Retype the data that follows line by line, exactly, and leave its pictures out.

> Collected data:
===

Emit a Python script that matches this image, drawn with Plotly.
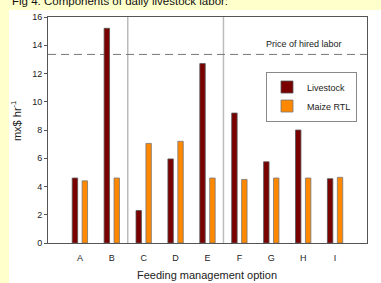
import plotly.graph_objects as go

categories = ["A", "B", "C", "D", "E", "F", "G", "H", "I"]
livestock = [4.6, 15.2, 2.3, 5.95, 12.7, 9.2, 5.75, 8.0, 4.55]
maize_rtl = [4.4, 4.6, 7.05, 7.2, 4.6, 4.5, 4.6, 4.6, 4.65]
hired_labor_price = 13.35
y_ticks = [0, 2, 4, 6, 8, 10, 12, 14, 16]
group_dividers = [1.5, 4.5]

xpos = list(range(len(categories)))

W, H = 381, 283
L, R, T, B = 48, 14, 15, 40
pw, ph = W - L - R, H - T - B

def px_x(x):
    return (x - L) / pw

def px_y(y):
    return (H - B - y) / ph

fig = go.Figure()
fig.add_trace(go.Bar(
    x=xpos, y=livestock, name="Livestock",
    marker=dict(color="#7a0000", line=dict(color="#555555", width=0.8)),
    width=0.17, offset=-0.241,
))
fig.add_trace(go.Bar(
    x=xpos, y=maize_rtl, name="Maize RTL",
    marker=dict(color="#ff8800", line=dict(color="#777777", width=0.8)),
    width=0.17, offset=0.07,
))

shapes = [
    dict(type="rect", xref="paper", yref="paper",
         x0=px_x(9), x1=px_x(W + 5), y0=px_y(H + 5), y1=px_y(8),
         fillcolor="white", line=dict(width=0), layer="below"),
]
for d in group_dividers:
    shapes.append(dict(type="line", xref="x", yref="paper", x0=d, x1=d, y0=0, y1=1,
                       line=dict(color="#bbbbbb", width=1.5), layer="below"))
shapes.append(dict(type="line", xref="paper", yref="y", x0=0, x1=1,
                   y0=hired_labor_price, y1=hired_labor_price,
                   line=dict(color="#777777", width=1, dash="8px,5px"), layer="below"))

annotations = [
    dict(text="Fig 4. Components of daily livestock labor:", xref="paper", yref="paper",
         x=px_x(10), y=px_y(-1), xanchor="left", yanchor="middle", showarrow=False,
         font=dict(size=11.5, color="#111111")),
    dict(text="Price of hired labor", xref="paper", yref="paper",
         x=px_x(304), y=px_y(42.7), xanchor="center", yanchor="middle", showarrow=False,
         font=dict(size=9, color="#222222")),
    dict(text="mx$ hr<sup>-1</sup>", xref="paper", yref="paper",
         x=px_x(16), y=px_y(120), xanchor="center", yanchor="middle", showarrow=False,
         textangle=-90, font=dict(size=11, color="#222222")),
    dict(text="Feeding management option", xref="paper", yref="paper",
         x=px_x(207), y=px_y(275), xanchor="center", yanchor="middle", showarrow=False,
         font=dict(size=11, color="#222222")),
]

fig.update_layout(
    width=W, height=H,
    margin=dict(l=L, r=R, t=T, b=B, pad=0),
    paper_bgcolor="#ffffcc", plot_bgcolor="white",
    font=dict(family="Liberation Sans, Arial, sans-serif", size=9, color="#222222"),
    barmode="overlay",
    shapes=shapes, annotations=annotations,
    legend=dict(x=px_x(266), y=px_y(70), xanchor="left", yanchor="top",
                bgcolor="white", bordercolor="#888888", borderwidth=1,
                font=dict(size=9, color="#222222"), tracegroupgap=0, itemwidth=30),
    xaxis=dict(range=[-1, 9], tickvals=xpos, ticktext=categories,
               showgrid=False, zeroline=False, showline=True, linecolor="#555555",
               linewidth=1, mirror=True, ticks="outside", ticklen=6,
               tickcolor="rgba(0,0,0,0)", tickfont=dict(size=9, color="#222222")),
    yaxis=dict(range=[0, 16], tickvals=y_ticks, showgrid=False, zeroline=False,
               showline=True, linecolor="#555555", linewidth=1, mirror=True,
               ticks="outside", ticklen=3, tickcolor="#555555",
               tickfont=dict(size=9, color="#222222")),
)

fig.write_html("out.html", config={"displayModeBar": False},
               post_script="document.body.style.margin='0';document.body.style.overflow='hidden';")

===

> The result:
Emit a Python script that matches this image, drawn with Plotly.
import plotly.graph_objects as go

categories = ["A", "B", "C", "D", "E", "F", "G", "H", "I"]
livestock = [4.6, 15.2, 2.3, 5.95, 12.7, 9.2, 5.75, 8.0, 4.55]
maize_rtl = [4.4, 4.6, 7.05, 7.2, 4.6, 4.5, 4.6, 4.6, 4.65]
hired_labor_price = 13.35
y_ticks = [0, 2, 4, 6, 8, 10, 12, 14, 16]
group_dividers = [1.5, 4.5]

xpos = list(range(len(categories)))

W, H = 381, 283
L, R, T, B = 48, 14, 15, 40
pw, ph = W - L - R, H - T - B

def px_x(x):
    return (x - L) / pw

def px_y(y):
    return (H - B - y) / ph

fig = go.Figure()
fig.add_trace(go.Bar(
    x=xpos, y=livestock, name="Livestock",
    marker=dict(color="#7a0000", line=dict(color="#555555", width=0.8)),
    width=0.17, offset=-0.241,
))
fig.add_trace(go.Bar(
    x=xpos, y=maize_rtl, name="Maize RTL",
    marker=dict(color="#ff8800", line=dict(color="#777777", width=0.8)),
    width=0.17, offset=0.07,
))

shapes = [
    dict(type="rect", xref="paper", yref="paper",
         x0=px_x(9), x1=px_x(W + 5), y0=px_y(H + 5), y1=px_y(8),
         fillcolor="white", line=dict(width=0), layer="below"),
]
for d in group_dividers:
    shapes.append(dict(type="line", xref="x", yref="paper", x0=d, x1=d, y0=0, y1=1,
                       line=dict(color="#bbbbbb", width=1.5), layer="below"))
shapes.append(dict(type="line", xref="paper", yref="y", x0=0, x1=1,
                   y0=hired_labor_price, y1=hired_labor_price,
                   line=dict(color="#777777", width=1, dash="8px,5px"), layer="below"))

annotations = [
    dict(text="Fig 4. Components of daily livestock labor:", xref="paper", yref="paper",
         x=px_x(10), y=px_y(-1), xanchor="left", yanchor="middle", showarrow=False,
         font=dict(size=11.5, color="#111111")),
    dict(text="Price of hired labor", xref="paper", yref="paper",
         x=px_x(304), y=px_y(42.7), xanchor="center", yanchor="middle", showarrow=False,
         font=dict(size=9, color="#222222")),
    dict(text="mx$ hr<sup>-1</sup>", xref="paper", yref="paper",
         x=px_x(16), y=px_y(120), xanchor="center", yanchor="middle", showarrow=False,
         textangle=-90, font=dict(size=11, color="#222222")),
    dict(text="Feeding management option", xref="paper", yref="paper",
         x=px_x(207), y=px_y(275), xanchor="center", yanchor="middle", showarrow=False,
         font=dict(size=11, color="#222222")),
]

fig.update_layout(
    width=W, height=H,
    margin=dict(l=L, r=R, t=T, b=B, pad=0),
    paper_bgcolor="#ffffcc", plot_bgcolor="white",
    font=dict(family="Liberation Sans, Arial, sans-serif", size=9, color="#222222"),
    barmode="overlay",
    shapes=shapes, annotations=annotations,
    legend=dict(x=px_x(266), y=px_y(70), xanchor="left", yanchor="top",
                bgcolor="white", bordercolor="#888888", borderwidth=1,
                font=dict(size=9, color="#222222"), tracegroupgap=0, itemwidth=30),
    xaxis=dict(range=[-1, 9], tickvals=xpos, ticktext=categories,
               showgrid=False, zeroline=False, showline=True, linecolor="#555555",
               linewidth=1, mirror=True, ticks="outside", ticklen=6,
               tickcolor="rgba(0,0,0,0)", tickfont=dict(size=9, color="#222222")),
    yaxis=dict(range=[0, 16], tickvals=y_ticks, showgrid=False, zeroline=False,
               showline=True, linecolor="#555555", linewidth=1, mirror=True,
               ticks="outside", ticklen=3, tickcolor="#555555",
               tickfont=dict(size=9, color="#222222")),
)

fig.write_html("out.html", config={"displayModeBar": False},
               post_script="document.body.style.margin='0';document.body.style.overflow='hidden';")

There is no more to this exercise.